Karen O. February 3, 2023
Cream cheese with home made pepper jelly is a winner in our house
 
Xena F. February 3, 2022
My mama is from Hawaii. The dip we still make till this day is cottage cheese, cream cheese, canned clams, little smoke sauce, scallions, and a little squeeze of lemon. Onolicious!
 
Yorkie February 4, 2023
Can I get this recipe? Thank you !

 
Harvey P. February 2, 2022
How is listing 2 ingredients a recipe? Curious about the lemon olive oil, I didn't see what to do with them. Do I
soak them whole or dice or mince the lemons and then soak them in the oil, or something else?
 
Joemama February 2, 2022
Underneath the recipe name there is a button that says "View Recipe". Click that. It brings you to the recipe card and has the instructions on what to do with the ingredients, including the lemon olive oil.
 
Harvey P. February 3, 2022
Thank you. I found the note about heating lemon zest in the oil. Search as I did yesterday, I didn't find it then.
 
Charlene V. February 2, 2022
These look great, Kristin. Thanks!
My mother used to make "Avocado Dip" in the 60s, not guacamole, but a smoother dip that she served with potato chips or tortilla chips, but I think it goes with anything dippable.
AVOCADO DIP
6 oz. cream cheese, at room temperature
1 ripe avocado
1/2 medium tomato, peeled, seeded and finely chopped
1/2 green onion, minced
Garlic powder to taste
Salt and pepper to taste
Juice of half a lemon
With a hand mixer, blend cream cheese and avocado until smooth. Stir in tomato and green onion. Season to taste with garlic powder, salt and pepper. Stir in lemon juice.

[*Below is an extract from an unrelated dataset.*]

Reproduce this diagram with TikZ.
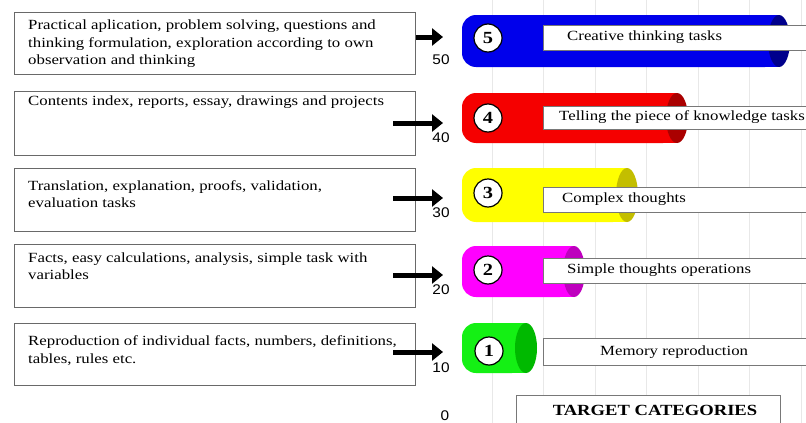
\documentclass[tikz,border=0pt]{standalone}
\usepackage{fontspec}
\setmainfont[FakeStretch=1.2]{Liberation Serif}
\newfontfamily\numfont[FakeStretch=1.1]{Liberation Sans}
\usetikzlibrary{arrows.meta}
\definecolor{cblue}{RGB}{0,0,235}
\definecolor{cbluecap}{RGB}{0,0,140}
\definecolor{cred}{RGB}{245,0,0}
\definecolor{credcap}{RGB}{170,0,0}
\definecolor{cyel}{RGB}{255,255,0}
\definecolor{cyelcap}{RGB}{195,190,0}
\definecolor{cmag}{RGB}{255,0,255}
\definecolor{cmagcap}{RGB}{190,0,190}
\definecolor{cgrn}{RGB}{20,240,20}
\definecolor{cgrncap}{RGB}{0,185,0}
\definecolor{boxline}{RGB}{105,105,105}
\definecolor{lblline}{RGB}{120,120,120}
\definecolor{gridc}{RGB}{232,232,232}
\newcommand\cylbody[7]{% fill, cap, xl, xr, yt, yb, ycenter
  \fill[#1,rounded corners=14pt] (#3,#5) rectangle ({#4-11},#6);
  \fill[#1] ({#3+20},#5) rectangle ({#4-11},#6);
  \fill[#2] ({#4-11},#7) ellipse [x radius=11pt, y radius={(#6-#5)/2*1pt}];
}
\begin{document}
\begin{tikzpicture}[x=1pt,y=-1pt,
  leftbox/.style={draw=boxline, line width=1.2pt, minimum width=401pt, anchor=north west, inner sep=0pt},
  lefttext/.style={anchor=north west, align=left, font=\fontsize{14}{17.5}\selectfont, inner sep=0pt},
  lblbox/.style={draw=lblline, line width=1.3pt, fill=white, minimum width=300pt, anchor=north west, inner sep=0pt},
  lbltext/.style={anchor=west, font=\fontsize{14}{17}\selectfont, inner sep=0pt},
  numcirc/.style={circle, draw=black, fill=white, line width=1.2pt, minimum size=28pt, inner sep=0pt, font=\fontsize{17}{17}\selectfont\bfseries},
  axisnum/.style={font=\numfont\fontsize{14}{14}\selectfont, inner sep=0pt},
  bigarrow/.style={line width=5pt, -{Triangle[length=11pt,width=17pt]}},
  gridline/.style={draw=gridc, line width=0.8pt}]
\useasboundingbox (0,0) rectangle (806,423);
\fill[white] (0,0) rectangle (806,423);
% background grid
\foreach \gx in {492,543.5,595,646.5,698,749.5,801}
  \draw[gridline] (\gx,0) -- (\gx,423);
% left boxes
\node[leftbox, minimum height=62pt] (b5) at (14,12) {};
\node[leftbox, minimum height=64pt] (b4) at (14,91) {};
\node[leftbox, minimum height=63pt] (b3) at (14,168) {};
\node[leftbox, minimum height=63pt] (b2) at (14,244) {};
\node[leftbox, minimum height=62pt] (b1) at (14,323) {};
\node[lefttext] (t5) at (28,20) {Practical aplication, problem solving, questions and\\thinking formulation, exploration according to own\\observation and thinking};
\node[lefttext] (t4) at (28,96) {Contents index, reports, essay, drawings and projects};
\node[lefttext] (t3) at (28,180) {Translation, explanation, proofs, validation,\\evaluation tasks};
\node[lefttext] (t2) at (28,252.5) {Facts, easy calculations, analysis, simple task with\\variables};
\node[lefttext] (t1) at (28,335.5) {Reproduction of individual facts, numbers, definitions,\\tables, rules etc.};
% arrows
\coordinate (a5s) at (416,37); \coordinate (a5e) at (443,37);
\coordinate (a4s) at (393,123); \coordinate (a4e) at (443,123);
\coordinate (a3s) at (393,198); \coordinate (a3e) at (443,198);
\coordinate (a2s) at (393,275); \coordinate (a2e) at (443,275);
\coordinate (a1s) at (393,352); \coordinate (a1e) at (443,352);
\foreach \i in {1,...,5} \draw[bigarrow] (a\i s) -- (a\i e);
% axis numbers
\node[axisnum] (n50) at (441,60) {50};
\node[axisnum] (n40) at (441,138) {40};
\node[axisnum] (n30) at (441,213) {30};
\node[axisnum] (n20) at (441,290) {20};
\node[axisnum] (n10) at (441,368) {10};
\node[axisnum] (n0) at (445,416) {0};
% cylinders
\cylbody{cblue}{cbluecap}{462}{790}{15}{67}{41}
\cylbody{cred}{credcap}{462}{688}{93}{143}{118}
\cylbody{cyel}{cyelcap}{462}{638}{168}{222}{195}
\cylbody{cmag}{cmagcap}{462}{585}{246}{297}{271.5}
\cylbody{cgrn}{cgrncap}{462}{537}{323}{373}{348}
% number circles
\node[numcirc] (c5) at (488,38) {5};
\node[numcirc] (c4) at (488,118) {4};
\node[numcirc] (c3) at (488,193) {3};
\node[numcirc] (c2) at (488,270) {2};
\node[numcirc] (c1) at (489,351) {1};
% label boxes
\node[lblbox, minimum height=25pt] (l5) at (543,25) {};
\node[lblbox, minimum height=23pt] (l4) at (543,106) {};
\node[lblbox, minimum height=25pt] (l3) at (543,187) {};
\node[lblbox, minimum height=25pt] (l2) at (543,258) {};
\node[lblbox, minimum height=27pt] (l1) at (543,338) {};
\node[lbltext] (x5) at (567,37.5) {Creative thinking tasks};
\node[lbltext] (x4) at (559,117.5) {Telling the piece of knowledge tasks};
\node[lbltext] (x3) at (562,199.5) {Complex thoughts};
\node[lbltext] (x2) at (567,270.5) {Simple thoughts operations};
\node[lbltext] (x1) at (600,352) {Memory reproduction};
% target categories
\node[draw=lblline, line width=1pt, fill=white, anchor=north west, minimum width=264pt, minimum height=40pt, inner sep=0pt] (tc) at (516,395) {};
\node[font=\fontsize{15.5}{16}\selectfont\bfseries, inner sep=0pt] (tct) at (655,410) {TARGET CATEGORIES};
\end{tikzpicture}
\end{document}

A Japanese friend gave us different and delicious dip recipe. We also serve it over roasted veggies, like carrots, broccoli, or mushrooms.
SESAME MISO DIP
4 Tbsp. Miracle Whip (NOT mayo)
4 Tbsp. sugar
1 Tbsp. white miso
2 tsp. grated fresh ginger
1 tsp. soy sauce
1 tsp. creamy peanut butter
1 Tbsp. toasted sesame seeds
Mix all ingredients together by hand with a whisk until smooth. Adjust soy sauce and peanut butter to taste.
Serve with crudites, especially jicama, bell peppers, sugar snap peas.